PADOVA - Fra un processo e l'altro, era stato condannato in via definitiva a 6 anni e 5 mesi di reclusione, che ha scontato prima in carcere e poi a casa. A causa dei suoi guai giudiziari, il luogotenente dei carabinieri Franco Cappadona era stato sospeso dall'impiego, finché era andato in pensione. Tuttavia l'ex sottufficiale, per un quarto di secolo a capo della squadra di polizia giudiziaria in Procura a Padova, non ci sta, tanto da aver impugnato il provvedimento e presentato il conto: il 66enne chiede che gli vengano liquidate le licenze di cui non ha fruito, ma anche quelle «per cure balneo termali per patologie come dipendenti da fatti di servizio», ma almeno per ora non l'ha spuntata.
Le sentenze
Le sentenze penali passate in giudicato riguardano da un lato la tentata concussione per la sede dell'Arpav (4 anni), dall'altro la rivelazione del segreto d'ufficio e il favoreggiamento per le "soffiate" ad alcuni indagati, tra cui l'ex governatore e ministro Giancarlo Galan (2 anni e 5 mesi). Per quest'ultima vicenda, la Corte dei Conti del Veneto aveva anche disposto in primo grado un risarcimento erariale di 80.000 euro, in favore del ministero della Difesa per il danno arrecato all'immagine dell'Arma.
Trascorsi i termini
Sia il Tar del Veneto che il Consiglio di Stato, però, finora hanno respinto le sue istanze, dichiarando il giudizio «estinto per perenzione». Cosa significa?

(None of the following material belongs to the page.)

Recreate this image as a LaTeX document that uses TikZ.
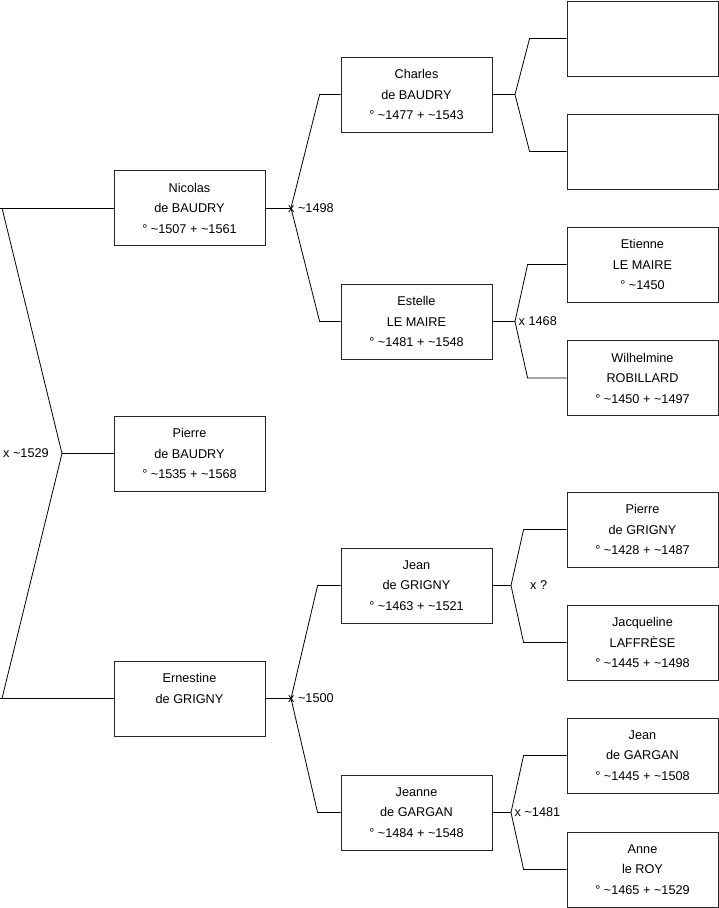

Sostanzialmente a Cappadona viene contestata un'inerzia processuale: il ricorso era stato depositato nel 2017; trascorsi 5 anni, il Tribunale gli aveva notificato l'avviso in base a cui l'ex sottufficiale avrebbe potuto presentare una nuova istanza di fissazione dell'udienza; ciò era avvenuto oltre il limite di 120 giorni prescritto dalla legge, fissato nel suo caso per il 19 aprile 2023. Come riassumono i magistrati amministrativi, il 66enne ha spiegato che il ritardo è dipeso «da un'oggettiva impossibilità di rispetto del termine a causa dello stato di detenzione carceraria in cui versava nel periodo dal 12 marzo 2021 al 14 aprile 2023, allorché veniva disposta nei suoi confronti la detenzione domiciliare», per cui «lo sforzo diligente» preteso «era impossibile o comunque assai difficile da rispettare».
Le misure
Come già i giudici di primo grado, però, anche quelli dell'appello hanno fatto presente che né Cappadona né il suo avvocato hanno mai formalizzato «all'autorità preposta, sia essa il direttore dell'istituto o il magistrato di sorveglianza, una richiesta di colloquio in carcere o di allontanamento dal domicilio motivata dall'esigenza di sottoscrizione personale dell'istanza di fissazione di udienza al fine di evitare la perenzione del giudizio». L'ordinamento penitenziario prevede infatti una serie di misure finalizzate a «conformare il regime di detenzione con il rispetto dei diritti fondamentali del detenuto», come ad esempio «i colloqui e la corrispondenza» in prigione «al fine di compiere atti giuridici», nonché «il diritto ad assentarsi per il tempo necessario a provvedere alle indispensabili esigenze di vita» durante la detenzione domiciliare. Ma questi strumenti non sono stati utilizzati, «nonostante il congruo lasso temporale previsto».